Task requirements | Set down the data below without change, skipping the pictures it holds.

========================================

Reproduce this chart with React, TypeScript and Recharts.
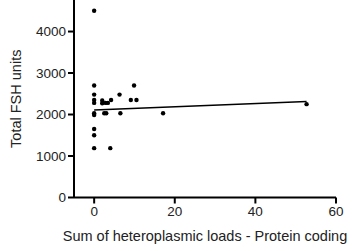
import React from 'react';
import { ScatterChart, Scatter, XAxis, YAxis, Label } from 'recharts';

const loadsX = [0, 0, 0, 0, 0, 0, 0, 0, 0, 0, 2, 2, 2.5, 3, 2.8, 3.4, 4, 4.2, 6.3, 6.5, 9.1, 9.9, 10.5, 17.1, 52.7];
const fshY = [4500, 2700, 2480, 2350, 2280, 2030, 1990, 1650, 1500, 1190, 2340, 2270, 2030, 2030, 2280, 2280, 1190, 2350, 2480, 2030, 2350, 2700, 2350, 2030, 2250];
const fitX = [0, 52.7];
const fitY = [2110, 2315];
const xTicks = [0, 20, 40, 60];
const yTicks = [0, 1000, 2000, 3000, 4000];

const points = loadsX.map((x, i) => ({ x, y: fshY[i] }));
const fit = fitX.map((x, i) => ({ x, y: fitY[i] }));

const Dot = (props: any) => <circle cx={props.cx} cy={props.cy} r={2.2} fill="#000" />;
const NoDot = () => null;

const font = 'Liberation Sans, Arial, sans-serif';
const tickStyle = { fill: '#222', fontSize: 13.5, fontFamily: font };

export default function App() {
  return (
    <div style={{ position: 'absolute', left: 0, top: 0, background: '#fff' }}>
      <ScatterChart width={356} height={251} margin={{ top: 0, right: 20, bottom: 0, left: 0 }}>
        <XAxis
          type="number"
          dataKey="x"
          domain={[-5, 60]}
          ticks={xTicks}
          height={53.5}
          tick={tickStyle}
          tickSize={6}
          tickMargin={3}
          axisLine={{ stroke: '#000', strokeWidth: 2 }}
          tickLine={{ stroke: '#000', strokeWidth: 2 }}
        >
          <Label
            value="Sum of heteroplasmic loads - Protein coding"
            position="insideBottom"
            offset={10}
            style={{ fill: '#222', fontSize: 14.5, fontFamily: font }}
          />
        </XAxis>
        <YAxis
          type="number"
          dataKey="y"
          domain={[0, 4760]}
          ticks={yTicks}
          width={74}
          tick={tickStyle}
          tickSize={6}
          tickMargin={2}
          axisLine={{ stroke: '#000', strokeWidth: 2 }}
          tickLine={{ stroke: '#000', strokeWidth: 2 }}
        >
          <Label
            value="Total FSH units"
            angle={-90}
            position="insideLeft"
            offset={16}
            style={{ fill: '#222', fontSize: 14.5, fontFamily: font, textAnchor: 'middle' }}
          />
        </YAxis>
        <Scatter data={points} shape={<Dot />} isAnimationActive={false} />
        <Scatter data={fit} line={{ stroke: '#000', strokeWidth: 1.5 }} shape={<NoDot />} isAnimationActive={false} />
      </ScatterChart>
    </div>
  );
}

========================================

Answer to this problem |
Reproduce this chart with React, TypeScript and Recharts.
import React from 'react';
import { ScatterChart, Scatter, XAxis, YAxis, Label } from 'recharts';

const loadsX = [0, 0, 0, 0, 0, 0, 0, 0, 0, 0, 2, 2, 2.5, 3, 2.8, 3.4, 4, 4.2, 6.3, 6.5, 9.1, 9.9, 10.5, 17.1, 52.7];
const fshY = [4500, 2700, 2480, 2350, 2280, 2030, 1990, 1650, 1500, 1190, 2340, 2270, 2030, 2030, 2280, 2280, 1190, 2350, 2480, 2030, 2350, 2700, 2350, 2030, 2250];
const fitX = [0, 52.7];
const fitY = [2110, 2315];
const xTicks = [0, 20, 40, 60];
const yTicks = [0, 1000, 2000, 3000, 4000];

const points = loadsX.map((x, i) => ({ x, y: fshY[i] }));
const fit = fitX.map((x, i) => ({ x, y: fitY[i] }));

const Dot = (props: any) => <circle cx={props.cx} cy={props.cy} r={2.2} fill="#000" />;
const NoDot = () => null;

const font = 'Liberation Sans, Arial, sans-serif';
const tickStyle = { fill: '#222', fontSize: 13.5, fontFamily: font };

export default function App() {
  return (
    <div style={{ position: 'absolute', left: 0, top: 0, background: '#fff' }}>
      <ScatterChart width={356} height={251} margin={{ top: 0, right: 20, bottom: 0, left: 0 }}>
        <XAxis
          type="number"
          dataKey="x"
          domain={[-5, 60]}
          ticks={xTicks}
          height={53.5}
          tick={tickStyle}
          tickSize={6}
          tickMargin={3}
          axisLine={{ stroke: '#000', strokeWidth: 2 }}
          tickLine={{ stroke: '#000', strokeWidth: 2 }}
        >
          <Label
            value="Sum of heteroplasmic loads - Protein coding"
            position="insideBottom"
            offset={10}
            style={{ fill: '#222', fontSize: 14.5, fontFamily: font }}
          />
        </XAxis>
        <YAxis
          type="number"
          dataKey="y"
          domain={[0, 4760]}
          ticks={yTicks}
          width={74}
          tick={tickStyle}
          tickSize={6}
          tickMargin={2}
          axisLine={{ stroke: '#000', strokeWidth: 2 }}
          tickLine={{ stroke: '#000', strokeWidth: 2 }}
        >
          <Label
            value="Total FSH units"
            angle={-90}
            position="insideLeft"
            offset={16}
            style={{ fill: '#222', fontSize: 14.5, fontFamily: font, textAnchor: 'middle' }}
          />
        </YAxis>
        <Scatter data={points} shape={<Dot />} isAnimationActive={false} />
        <Scatter data={fit} line={{ stroke: '#000', strokeWidth: 1.5 }} shape={<NoDot />} isAnimationActive={false} />
      </ScatterChart>
    </div>
  );
}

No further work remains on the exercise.